Et cette situation m'en rappelle une autre...Reformulons le problème qu'ont les indigènes boliviens : Pour des raisons économiques, un projet de route va perturber la vie de centaines de milliers de personnes. Ça ne vous dit rien ?
À moi, ça me rappelle le projet de TAV Lyon-Turin. Une immense autoroute qui permettrait de passer de la France à l'Italie par le Val de Susa, détruisant définitivement la tranquillité de ce coin de montagne. Un projet pharaonique, qui connaît des oppositions depuis des années, avec des rassemblements régulièrement pour bloquer les travaux, aussi bien en ville que sur place. Le dernier a eu lieu il n'y a pas si longtemps et a réuni vingt milles personnes, si mes souvenirs sont bons. Les NO TAV sont bien connus en Italie, mais moins en France, qui fait tout pour passer sous silences leurs actions, même quand il s'est agit d'un vol considérable d'explosif ou de personnes dégagées du chantier par une force policière d'une violence rare.

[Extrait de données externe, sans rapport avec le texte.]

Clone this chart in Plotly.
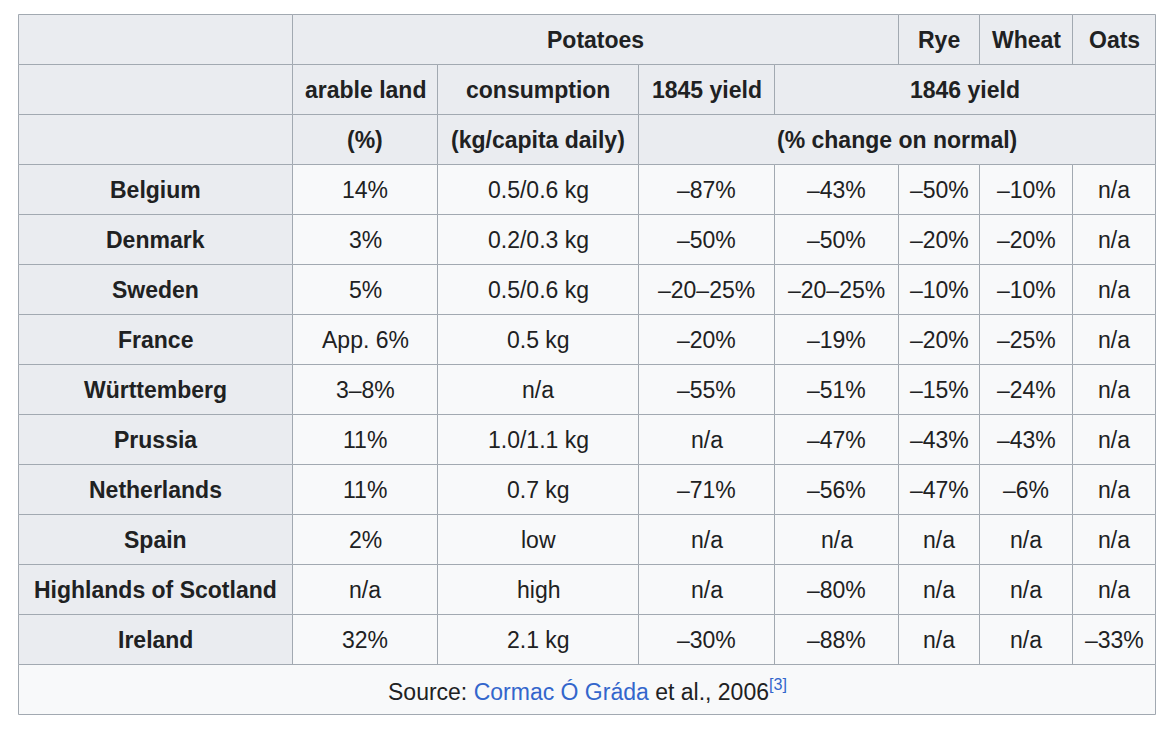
import plotly.graph_objects as go

# ---- data ----
countries = ["Belgium", "Denmark", "Sweden", "France", "Württemberg", "Prussia",
             "Netherlands", "Spain", "Highlands of Scotland", "Ireland"]
arable_land = ["14%", "3%", "5%", "App. 6%", "3–8%", "11%", "11%", "2%", "n/a", "32%"]
consumption = ["0.5/0.6 kg", "0.2/0.3 kg", "0.5/0.6 kg", "0.5 kg", "n/a", "1.0/1.1 kg",
               "0.7 kg", "low", "high", "2.1 kg"]
yield_1845 = ["–87%", "–50%", "–20–25%", "–20%", "–55%", "n/a", "–71%", "n/a", "n/a", "–30%"]
yield_1846 = ["–43%", "–50%", "–20–25%", "–19%", "–51%", "–47%", "–56%", "n/a", "–80%", "–88%"]
rye = ["–50%", "–20%", "–10%", "–20%", "–15%", "–43%", "–47%", "n/a", "n/a", "n/a"]
wheat = ["–10%", "–20%", "–10%", "–25%", "–24%", "–43%", "–6%", "n/a", "n/a", "n/a"]
oats = ["n/a", "n/a", "n/a", "n/a", "n/a", "n/a", "n/a", "n/a", "n/a", "–33%"]

# header rows: (label, first column, last column)
header_row1 = [("", 0, 0), ("Potatoes", 1, 4), ("Rye", 5, 5), ("Wheat", 6, 6), ("Oats", 7, 7)]
header_row2 = [("", 0, 0), ("arable land", 1, 1), ("consumption", 2, 2),
               ("1845 yield", 3, 3), ("1846 yield", 4, 7)]
header_row3 = [("", 0, 0), ("(%)", 1, 1), ("(kg/capita daily)", 2, 2),
               ("(% change on normal)", 3, 7)]
source_prefix = "Source: "
source_author = "Cormac Ó Gráda"
source_suffix = " et al., 2006"
source_ref = "[3]"

# ---- layout constants ----
OFF = 8                      # page body margin
W, H = 1168 - 2 * OFF, 732 - 2 * OFF
col_edges = [p - OFF for p in [18.5, 292.5, 437.5, 638.5, 774.5, 898.5, 979.5, 1072.5, 1155.5]]
top = 14.5 - OFF
row_h = 50
HEAD_BG = "#eaecf0"
BODY_BG = "#f8f9fa"
BORDER = "#a2a9b1"
TEXT = "#202122"
LINK = "#3366cc"
FONT = "Liberation Sans"
FS = 23

fig = go.Figure()
fig.add_trace(go.Scatter(x=[0, W], y=[0, H], mode="markers",
                         marker=dict(opacity=0), hoverinfo="skip", showlegend=False))

shapes = []
annotations = []


def cell(c0, c1, r, text, bg, bold=False, color=TEXT):
    x0, x1 = col_edges[c0], col_edges[c1 + 1]
    y0, y1 = top + r * row_h, top + (r + 1) * row_h
    shapes.append(dict(type="rect", xref="x", yref="y", x0=x0, x1=x1, y0=y0, y1=y1,
                       fillcolor=bg, line=dict(color=BORDER, width=1), layer="below"))
    if text:
        annotations.append(dict(xref="x", yref="y", x=(x0 + x1) / 2, y=(y0 + y1) / 2,
                                text=text, showarrow=False, xanchor="center", yanchor="middle",
                                font=dict(family=FONT, size=FS, color=color,
                                          weight="bold" if bold else "normal")))


for r, row in enumerate([header_row1, header_row2, header_row3]):
    for label, c0, c1 in row:
        cell(c0, c1, r, label, HEAD_BG, bold=True)

body_cols = [arable_land, consumption, yield_1845, yield_1846, rye, wheat, oats]
for i, name in enumerate(countries):
    r = 3 + i
    cell(0, 0, r, name, HEAD_BG, bold=True)
    for j, col in enumerate(body_cols):
        cell(j + 1, j + 1, r, col[i], BODY_BG)

footer_text = (source_prefix + f"<span style='color:{LINK}'>{source_author}</span>"
               + source_suffix + f"<sup><span style='color:{LINK}'>{source_ref}</span></sup>")
cell(0, 7, 3 + len(countries), footer_text, BODY_BG)

fig.update_layout(
    width=W, height=H, margin=dict(l=0, r=0, t=0, b=0),
    paper_bgcolor="white", plot_bgcolor="white",
    xaxis=dict(range=[0, W], visible=False, fixedrange=True),
    yaxis=dict(range=[H, 0], visible=False, fixedrange=True),
    shapes=shapes, annotations=annotations, showlegend=False,
)

fig.write_html("out.html")
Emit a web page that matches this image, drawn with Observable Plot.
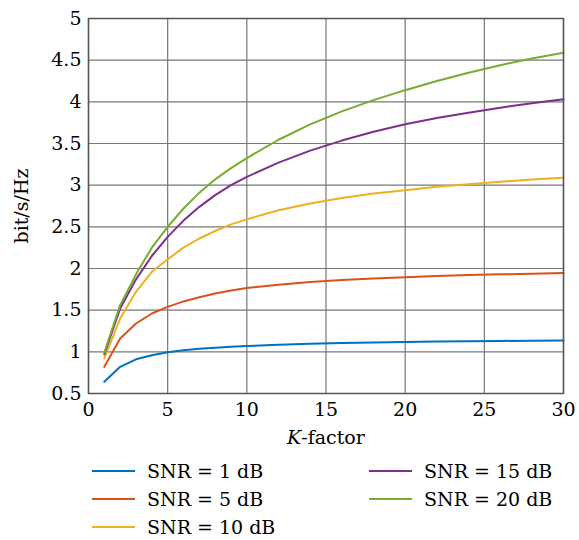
<!DOCTYPE html>
<html>
<head>
<meta charset="utf-8">
<script src="https://cdn.jsdelivr.net/npm/d3@7"></script>
<script src="https://cdn.jsdelivr.net/npm/@observablehq/plot@0.6"></script>
<style>
  html, body { margin: 0; padding: 0; background: #fff; }
  #chart { width: 579px; }
  .legend {
    display: grid;
    grid-template-rows: repeat(3, 28px);
    grid-auto-flow: column;
    grid-template-columns: 277px auto;
    padding-left: 92px;
    margin-top: 2px;
    font-family: "DejaVu Serif", serif;
    font-size: 19px;
    color: #000;
  }
  .legend .item { display: flex; align-items: center; }
  .legend .sw { width: 43px; height: 2.5px; margin-right: 12px; }
</style>
</head>
<body>
<div id="chart"></div>
<script>
// K-factor sample points
const kFactor = [1, 2, 3, 4, 5, 6, 7, 8, 9, 10, 12, 14, 16, 18, 20, 22, 24, 26, 28, 30];
// series values (bit/s/Hz)
const snr1  = [0.64, 0.82, 0.91, 0.96, 0.995, 1.02, 1.038, 1.05, 1.06, 1.07, 1.085, 1.097, 1.106, 1.113, 1.119, 1.124, 1.128, 1.131, 1.133, 1.135];
const snr5  = [0.82, 1.16, 1.34, 1.46, 1.54, 1.605, 1.655, 1.70, 1.735, 1.765, 1.805, 1.837, 1.861, 1.88, 1.896, 1.91, 1.921, 1.93, 1.938, 1.945];
const snr10 = [0.92, 1.40, 1.72, 1.96, 2.11, 2.25, 2.36, 2.45, 2.53, 2.59, 2.70, 2.78, 2.845, 2.90, 2.94, 2.98, 3.012, 3.042, 3.068, 3.09];
const snr15 = [0.97, 1.52, 1.87, 2.15, 2.38, 2.575, 2.74, 2.88, 3.00, 3.10, 3.27, 3.415, 3.535, 3.64, 3.73, 3.805, 3.87, 3.93, 3.983, 4.03];
const snr20 = [0.99, 1.56, 1.93, 2.25, 2.50, 2.72, 2.91, 3.07, 3.205, 3.325, 3.545, 3.73, 3.885, 4.02, 4.14, 4.25, 4.35, 4.44, 4.52, 4.59];

const seriesNames = ["SNR = 1 dB", "SNR = 5 dB", "SNR = 10 dB", "SNR = 15 dB", "SNR = 20 dB"];
const seriesValues = [snr1, snr5, snr10, snr15, snr20];
const seriesColors = ["#0072BD", "#D95319", "#EDB120", "#7E2F8E", "#77AC30"];

const xTicks = [0, 5, 10, 15, 20, 25, 30];
const yTicks = [0.5, 1, 1.5, 2, 2.5, 3, 3.5, 4, 4.5, 5];

const rows = [];
seriesNames.forEach((name, i) => {
  kFactor.forEach((k, j) => rows.push({series: name, k, v: seriesValues[i][j]}));
});

const font = '"DejaVu Serif", serif';

const chart = Plot.plot({
  width: 579,
  height: 455,
  marginLeft: 88,
  marginRight: 16,
  marginTop: 18,
  marginBottom: 62,
  style: {fontFamily: font, fontSize: "19px", color: "#000", background: "#fff"},
  x: {domain: [0, 30], ticks: xTicks, tickSize: 0, tickPadding: 9, label: "K-factor", labelArrow: "none", labelAnchor: "center", labelOffset: 50, tickFormat: d => String(d)},
  y: {domain: [0.5, 5], ticks: yTicks, tickSize: 0, tickPadding: 7, label: "bit/s/Hz", labelArrow: "none", labelAnchor: "center", labelOffset: 74, tickFormat: d => String(d)},
  color: {domain: seriesNames, range: seriesColors},
  marks: [
    Plot.gridX(xTicks, {stroke: "#777", strokeOpacity: 1, strokeWidth: 1.2}),
    Plot.gridY(yTicks, {stroke: "#777", strokeOpacity: 1, strokeWidth: 1.2}),
    Plot.lineY(rows, {x: "k", y: "v", z: "series", stroke: "series", strokeWidth: 2, curve: "linear"}),
    Plot.frame({stroke: "#555", strokeWidth: 1.5})
  ]
});
document.getElementById("chart").appendChild(chart);

// strip any arrow and italicise K in x-axis label
d3.select(chart).selectAll('g[aria-label="y-axis label"] text').each(function() {
  d3.select(this).text("bit/s/Hz");
});
d3.select(chart).selectAll('g[aria-label="x-axis label"] text').each(function() {
  const t = d3.select(this);
  t.text(null);
  t.append("tspan").attr("font-style", "italic").text("K");
  t.append("tspan").text("-factor");
});

// legend
const legend = d3.select("#chart").append("div").attr("class", "legend");
seriesNames.forEach((name, i) => {
  const it = legend.append("div").attr("class", "item");
  it.append("div").attr("class", "sw").style("background", seriesColors[i]);
  it.append("span").text(name);
});
</script>
</body>
</html>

La situation est différente, mais finalement, certains problèmes trouvent des échos ailleurs dans le monde et montrent qu'il existe différentes modalités de lutte mais aussi une puissance économique bien plus importante en Europe qu'en Bolivie, ou le projet sera sûrement abandonné d'ici quelques jours.

En attendant, je vous invite à vous renseigner un peu sur le TAV et sur ce qui se passe en ce moment en Bolivie. L'AFP écrit régulièrement des dépêches sur le sujet, suffit de les chercher un peu (ou d'ajouter un champ perso «Bolivie» sur Google Actualités). Voilà un article bien synthétique, sur plusieurs mouvements qui mériteraient chacun leurs livres d'histoires. Je ne doute pas que vous ayez des questions en finissant cette lecture, et vous pouvez donc vous sentir libre de les poser, sachant que cette fois je ne pourrai pas répondre à toutes, ne connaissant pas complètement bien la situation.